-- start Material provided --

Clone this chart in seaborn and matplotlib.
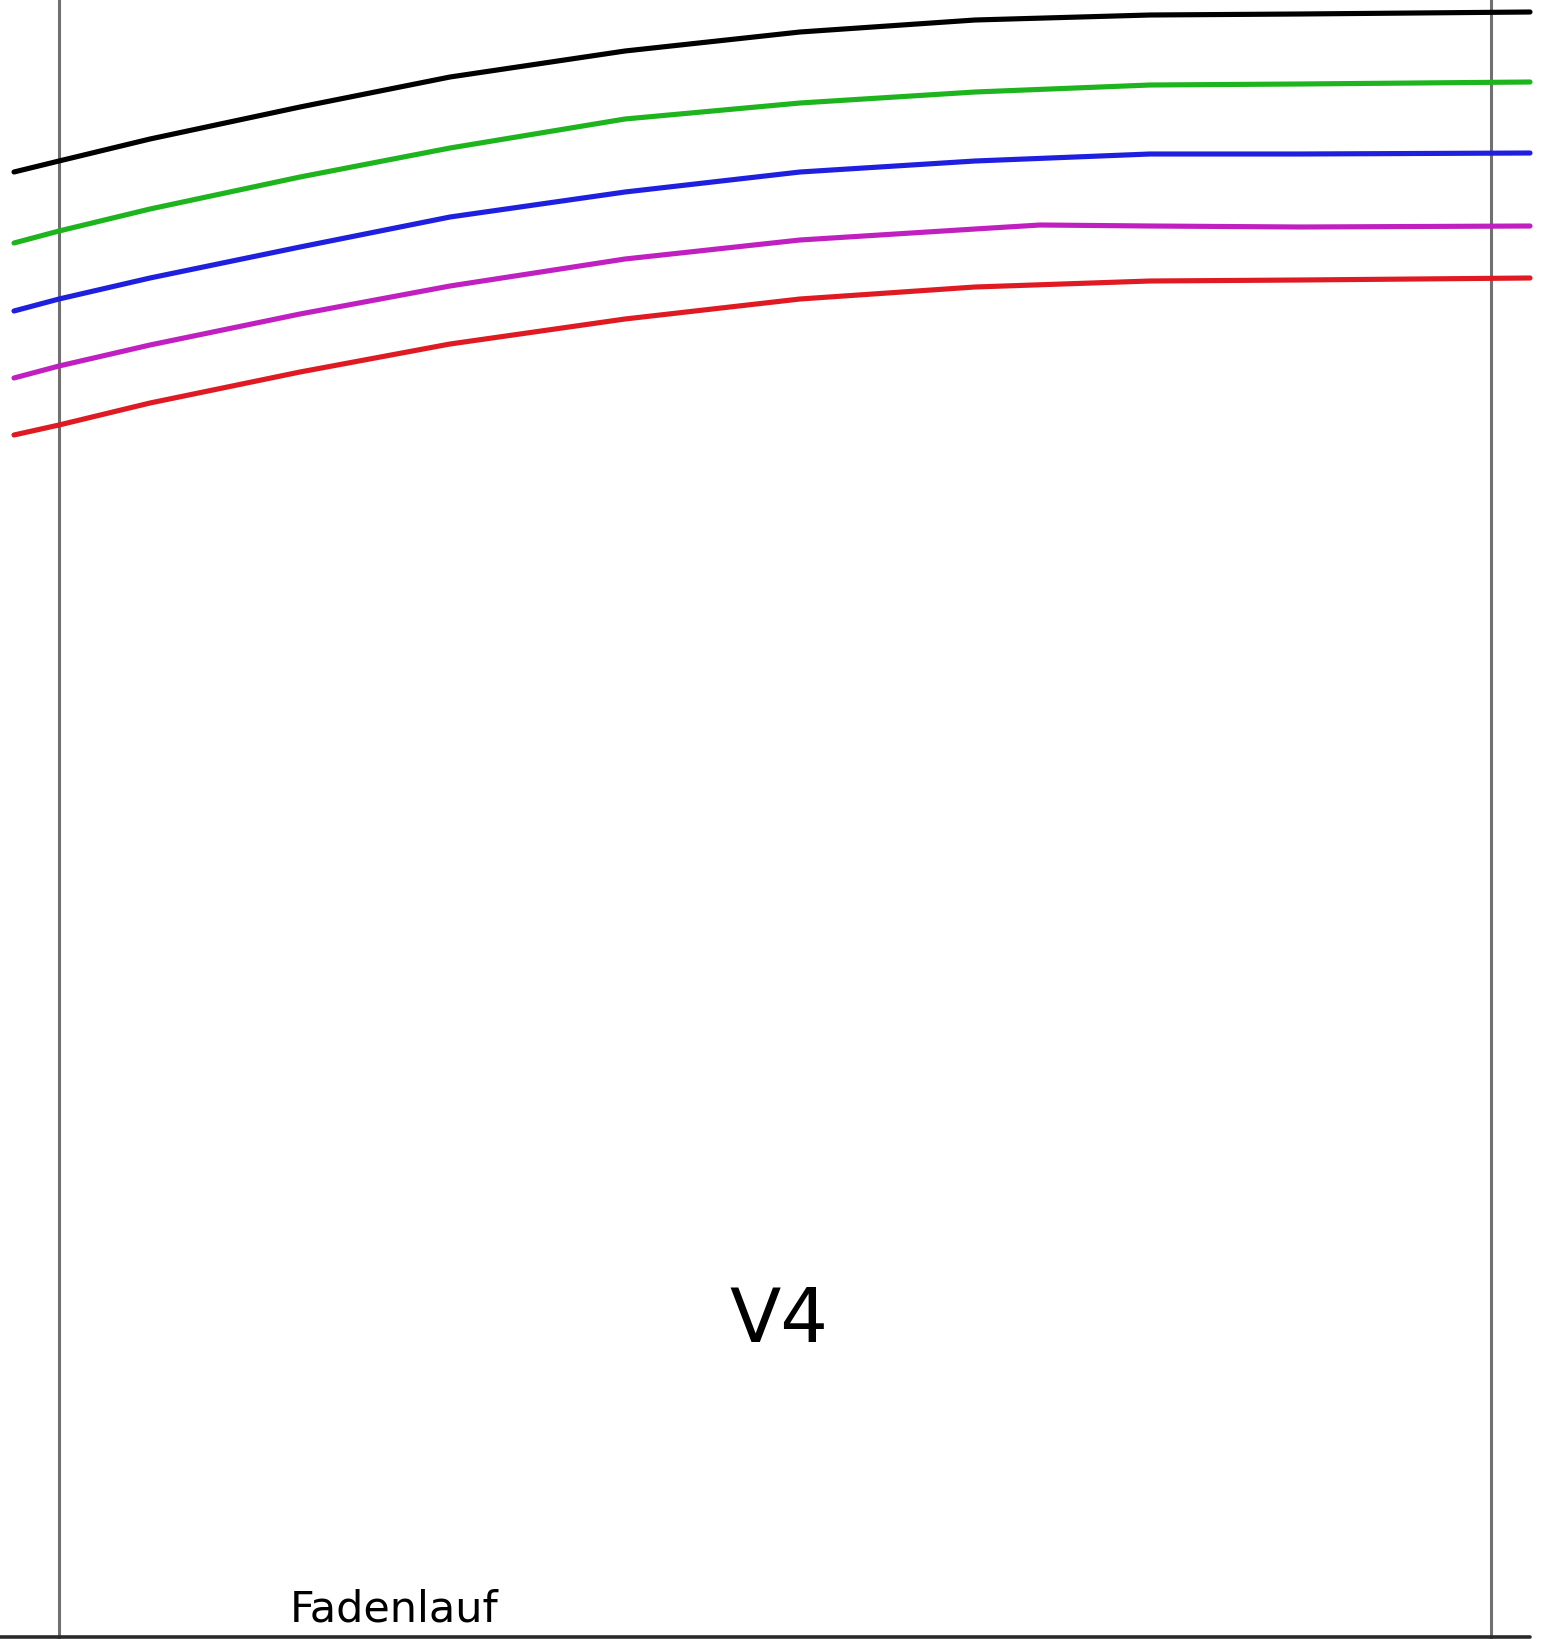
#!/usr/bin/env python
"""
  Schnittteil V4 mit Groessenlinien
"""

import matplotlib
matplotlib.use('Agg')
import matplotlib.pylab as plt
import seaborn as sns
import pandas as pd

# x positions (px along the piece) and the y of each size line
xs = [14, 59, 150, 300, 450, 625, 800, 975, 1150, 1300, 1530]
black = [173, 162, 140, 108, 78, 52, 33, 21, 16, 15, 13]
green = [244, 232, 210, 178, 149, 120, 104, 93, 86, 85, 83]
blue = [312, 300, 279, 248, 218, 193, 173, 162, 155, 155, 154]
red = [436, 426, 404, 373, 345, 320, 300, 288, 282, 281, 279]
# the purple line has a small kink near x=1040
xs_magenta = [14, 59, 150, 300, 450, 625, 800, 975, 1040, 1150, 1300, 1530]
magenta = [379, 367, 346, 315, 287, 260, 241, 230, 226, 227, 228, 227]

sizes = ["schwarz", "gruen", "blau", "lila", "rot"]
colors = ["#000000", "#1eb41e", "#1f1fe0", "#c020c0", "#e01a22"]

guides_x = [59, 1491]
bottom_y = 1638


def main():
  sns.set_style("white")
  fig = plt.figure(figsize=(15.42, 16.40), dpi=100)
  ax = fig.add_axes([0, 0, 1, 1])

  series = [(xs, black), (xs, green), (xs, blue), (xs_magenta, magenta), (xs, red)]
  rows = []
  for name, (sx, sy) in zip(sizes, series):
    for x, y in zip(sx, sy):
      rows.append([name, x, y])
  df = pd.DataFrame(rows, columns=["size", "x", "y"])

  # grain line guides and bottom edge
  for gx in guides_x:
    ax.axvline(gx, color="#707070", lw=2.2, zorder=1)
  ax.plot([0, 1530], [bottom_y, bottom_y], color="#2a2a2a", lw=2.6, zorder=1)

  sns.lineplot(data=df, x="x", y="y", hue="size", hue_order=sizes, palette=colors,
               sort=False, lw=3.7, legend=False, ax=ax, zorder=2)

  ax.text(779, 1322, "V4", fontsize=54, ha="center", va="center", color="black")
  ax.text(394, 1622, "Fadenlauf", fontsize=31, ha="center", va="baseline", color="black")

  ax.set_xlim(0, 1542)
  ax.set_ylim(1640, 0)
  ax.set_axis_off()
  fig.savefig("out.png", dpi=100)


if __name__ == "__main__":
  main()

-- end Material provided --

**Directions:** Count the lines of the data that include the string "matplotlib", and give only that number.

**Result of the task:** 4